ソウル西大門区新村洞の住民センターに設けられた事前投票所の出入り口で、生中継を行うユーチューブチャンネルが、市民が投票所外で投票用紙と回送用封筒を持っている様子を捉えた。また、管外選挙(期日前投票)のために待機していた一部の有権者が、長い行列を理由に投票用紙を受け取ったまま食事に出て戻ってきたとの報道もあった。
これに対し、中央選挙管理委員会(選管委)は説明資料を公表し、「午前11時ごろから午後0時25分ごろまで新村洞事前投票所で、管外事前投票者が本人確認と投票用紙を受け取った後、記載台の待機列が投票所の外まで伸びる事例が発生した」と認めた。
選管委は、午後0時25分ごろに外部での待機を中止し、本人確認と投票用紙の交付速度を調整したと説明。午後1時15分ごろには、全国の地域選管委にこの状況と注意事項を伝達したという。
さらに、選管委は記載台を7台追加し、合計13台を設置したと明らかにした。
当初、この投票所には記載台が6台しかなく、身分確認を行う管外事前投票の機器は7台だった。このため、有権者が殺到すると、待機列が投票所の外まで伸びてしまったと選管委は説明している。
選管委は「記載台の待機列が長くなった状況で、投票用紙の交付速度を調整できなかった管理上の不備があった」と指摘。また、「投票所外に警察官や案内員が配置されていたにもかかわらず、ごく少数の有権者が待機列から離れるなど、待機中の有権者に対する統制が完璧ではなかった点について、申し訳なく思う」と謝罪した。
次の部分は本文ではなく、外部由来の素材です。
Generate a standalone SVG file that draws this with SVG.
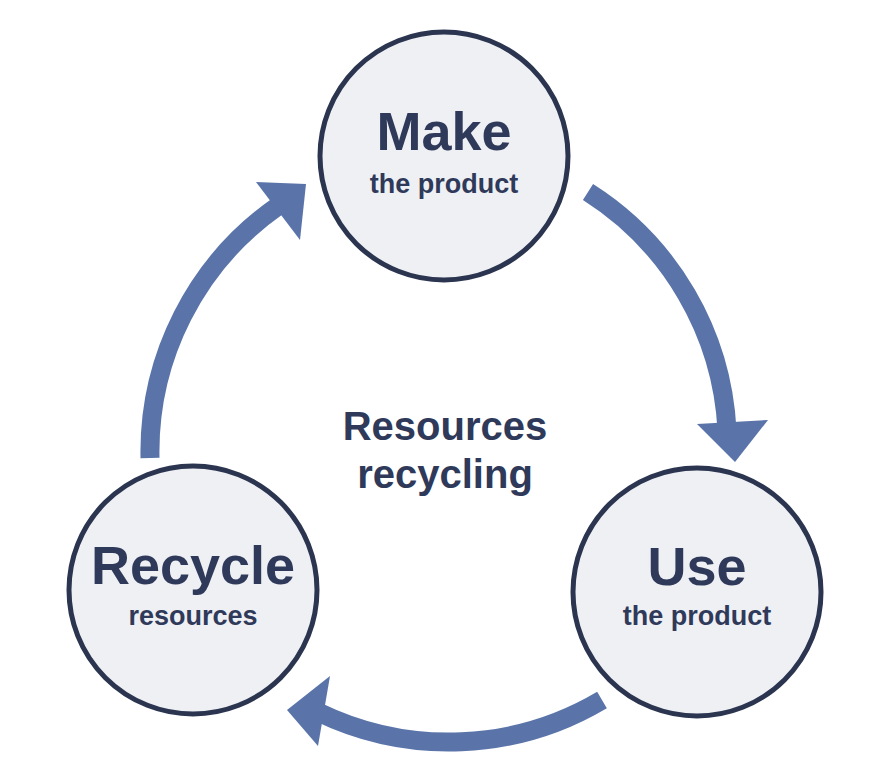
<svg xmlns="http://www.w3.org/2000/svg" width="893" height="769" viewBox="0 0 893 769">
<style>
.n{fill:#eff0f4;stroke:#2b3550;stroke-width:5}
.t{font-family:"Liberation Sans",Arial,sans-serif;font-weight:bold;fill:#2f3a5a;text-anchor:middle}
.a{fill:none;stroke:#5a74aa;stroke-width:19}
.h{fill:#5a74aa}
</style>
<rect width="893" height="769" fill="#fff"/>
<g id="connectors">
<path class="a" d="M588 192 A300 300 0 0 1 727 430"/>
<polygon class="h" points="697,424 768,420 735,462"/>
<path class="a" d="M602 700 A300 300 0 0 1 318 712"/>
<polygon class="h" points="330,676 318,746 287,710"/>
<path class="a" d="M150 458 A300 300 0 0 1 278 206"/>
<polygon class="h" points="256,182 306,184 300,240"/>
</g>
<g id="make"><circle class="n" cx="444" cy="156" r="124"/>
<text class="t" x="444" y="150" font-size="54">Make</text>
<text class="t" x="444" y="193" font-size="27">the product</text></g>
<g id="use"><circle class="n" cx="697" cy="592" r="124"/>
<text class="t" x="697" y="585" font-size="54">Use</text>
<text class="t" x="697" y="625" font-size="27">the product</text></g>
<g id="recycle"><circle class="n" cx="193" cy="590" r="124"/>
<text class="t" x="193" y="584" font-size="54">Recycle</text>
<text class="t" x="193" y="625" font-size="27">resources</text></g>
<g id="center"><text class="t" x="445" y="440" font-size="40">Resources</text>
<text class="t" x="445" y="488" font-size="40">recycling</text></g>
</svg>
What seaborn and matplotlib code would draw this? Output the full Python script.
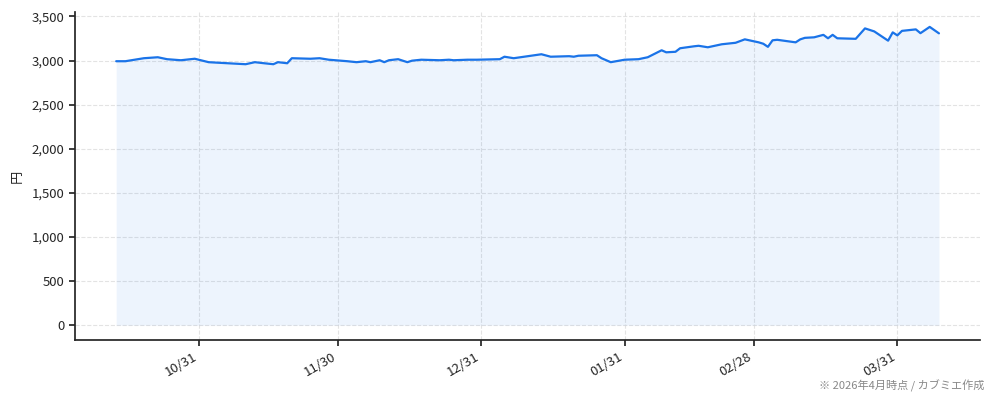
import pandas as pd
import matplotlib.pyplot as plt
import matplotlib.dates as mdates
from matplotlib.ticker import FuncFormatter
import seaborn as sns

# 株価の推移（画像から読み取った概算値）
dates = [
    "2025-10-13", "2025-10-15", "2025-10-19", "2025-10-22", "2025-10-24", "2025-10-27", "2025-10-30",
    "2025-11-02", "2025-11-04", "2025-11-10", "2025-11-12", "2025-11-14", "2025-11-16", "2025-11-17",
    "2025-11-19", "2025-11-20", "2025-11-24", "2025-11-26", "2025-11-28",
    "2025-12-02", "2025-12-04", "2025-12-06", "2025-12-07", "2025-12-09", "2025-12-10", "2025-12-11",
    "2025-12-13", "2025-12-15", "2025-12-16", "2025-12-18", "2025-12-22", "2025-12-24", "2025-12-25",
    "2025-12-28", "2025-12-30",
    "2026-01-04", "2026-01-05", "2026-01-07", "2026-01-13", "2026-01-15", "2026-01-19", "2026-01-20",
    "2026-01-21", "2026-01-25", "2026-01-26", "2026-01-28", "2026-01-31",
    "2026-02-03", "2026-02-05", "2026-02-08", "2026-02-09", "2026-02-11", "2026-02-12", "2026-02-15",
    "2026-02-16", "2026-02-18", "2026-02-21", "2026-02-24", "2026-02-26",
    "2026-03-01", "2026-03-02", "2026-03-03", "2026-03-04", "2026-03-05", "2026-03-09", "2026-03-10",
    "2026-03-11", "2026-03-13", "2026-03-15", "2026-03-16", "2026-03-17", "2026-03-18", "2026-03-22",
    "2026-03-24", "2026-03-26", "2026-03-29", "2026-03-30", "2026-03-31",
    "2026-04-01", "2026-04-04", "2026-04-05", "2026-04-07", "2026-04-09",
]
prices = [
    2992, 2992, 3026, 3037, 3015, 3003, 3020,
    2981, 2975, 2958, 2981, 2969, 2958, 2981,
    2969, 3026, 3020, 3026, 3009,
    2992, 2981, 2992, 2981, 3003, 2981, 3003,
    3015, 2981, 2998, 3009, 3003, 3009, 3003,
    3009, 3009,
    3015, 3043, 3026, 3071, 3043, 3049, 3043,
    3054, 3060, 3026, 2981, 3009,
    3015, 3037, 3116, 3093, 3099, 3139, 3161,
    3167, 3150, 3184, 3201, 3240,
    3206, 3190, 3155, 3229, 3235, 3206, 3240,
    3257, 3263, 3291, 3252, 3291, 3252, 3246,
    3364, 3330, 3225, 3319, 3285,
    3336, 3353, 3310, 3381, 3308,
]

df = pd.DataFrame({"日付": pd.to_datetime(dates), "終値": prices})

sns.set_theme(style="ticks")
plt.rcParams['font.family'] = ['Noto Sans CJK JP', 'DejaVu Sans']

fig = plt.figure(figsize=(9.94, 4), dpi=100)
ax = fig.add_axes([0.0755, 0.15, 0.9105, 0.82])

line_color = "#1a73e8"
sns.lineplot(data=df, x="日付", y="終値", color=line_color, linewidth=1.6, ax=ax)
ax.fill_between(df["日付"], df["終値"], 0, color=line_color, alpha=0.08, linewidth=0)

ax.xaxis.set_major_locator(mdates.MonthLocator(bymonthday=-1))
ax.xaxis.set_major_formatter(mdates.DateFormatter("%m/%d"))
ax.yaxis.set_major_formatter(FuncFormatter(lambda v, p: f"{int(v):,}"))
ax.set_yticks(range(0, 3501, 500))
ax.tick_params(axis="both", labelsize=9.5, length=4)
for lbl in ax.get_xticklabels():
    lbl.set_rotation(30)
    lbl.set_ha("right")

ax.grid(True, linestyle="--", color="#dcdcdc", linewidth=0.8, alpha=0.8)
ax.set_xlabel("")
ax.set_ylabel("円", fontsize=9.5, labelpad=6)
sns.despine(ax=ax)

fig.text(0.99, 0.02, "※ 2026年4月時点 / カブミエ作成", ha="right", va="bottom", fontsize=8, color="#888888")

fig.savefig("out.png", dpi=100)
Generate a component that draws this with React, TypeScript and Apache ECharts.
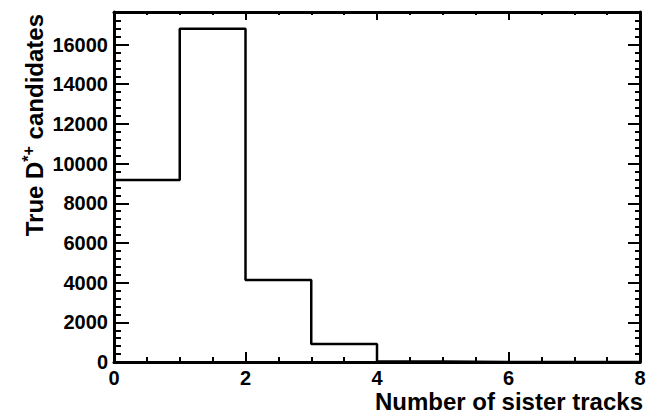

加えて、「今後同様の事例が発生しないよう、再発防止に努める」と述べた。
この投票所として使用された建物は、2022年1月以降使用されておらず、建物内外に防犯カメラ(CCTV)が設置されていなかったという。
当該投票所の管理官は、西大門区庁の職員だった。事前投票所の管理官は地方自治体職員が担当するため、当時現場には選管委の正規職員はいなかったとも伝えられる。
西大門区庁側はこれに対し、「投票管理官は本来、区庁職員だが、選管委から教育を受け、委任されて職務を行っている」とし、「現場で働く資格も区庁職員としてではなく、選管委の指示を受ける選挙管理官としてだ」と説明した。
今回の投票用紙搬出事態を受け、政界の一部からは選管委のずさんな管理を批判する声が上がった。
与党「国民の力」のパク・ソンフン(朴成訓)中央選挙対策委員会報道官は論評で、「事前投票初日から明らかになったずさんな選挙管理だ」と批判し、「選管委は信頼回復の意思があるのか」と、徹底した真相究明と国民への謝罪を求めた。
朴氏は「選管委自らが投票の盛り上がりに水を差してはならない」とし、「本投票日まで単一件の論争も発生しないよう、組織の命運をかけて完璧な選挙管理に臨むべきだ」と強く求めた。
同党のナ・ギョンウォン(羅卿瑗)議員は自身のフェイスブックで、「前回の(2022年)大統領選挙ではざるや買い物袋に投票用紙を入れて運ぶという、とんでもない光景が見られたが、今回は投票用紙が勝手に投票所の外に出るのを放置した」と述べ、「繰り返される管理不備に国民だけが怒りを感じている」と批判した。
ペ・ヒョンジン(裵賢鎮)議員は、「『ざる投票』で足りず、今度は『ご飯茶碗投票』なのか」と皮肉り、「選管委は今すぐ全国の投票所で同様の事態がないか確認し、国民に報告すべきだ。今後の選挙管理の不備に対して国民への謝罪や責任者の処分といった措置も覚悟すべきだ」と強調した。
同党のムン・ソンホ(文聖皓)ソウル市議とイ・ジンサム(李振三)西大門区議は同日、直接事前投票所の現場を視察した。
チョン・グァンフン(全光焄)牧師が率いるサラン第一教会の傘下団体「大韓民国正しく立てる国民運動本部」も同日声明を発表し、「『投票用紙外部搬出』事態は単純な現場の混乱ではなく、大韓民国選挙制度の根幹が崩壊した深刻な破綻だ」と厳しく批判した。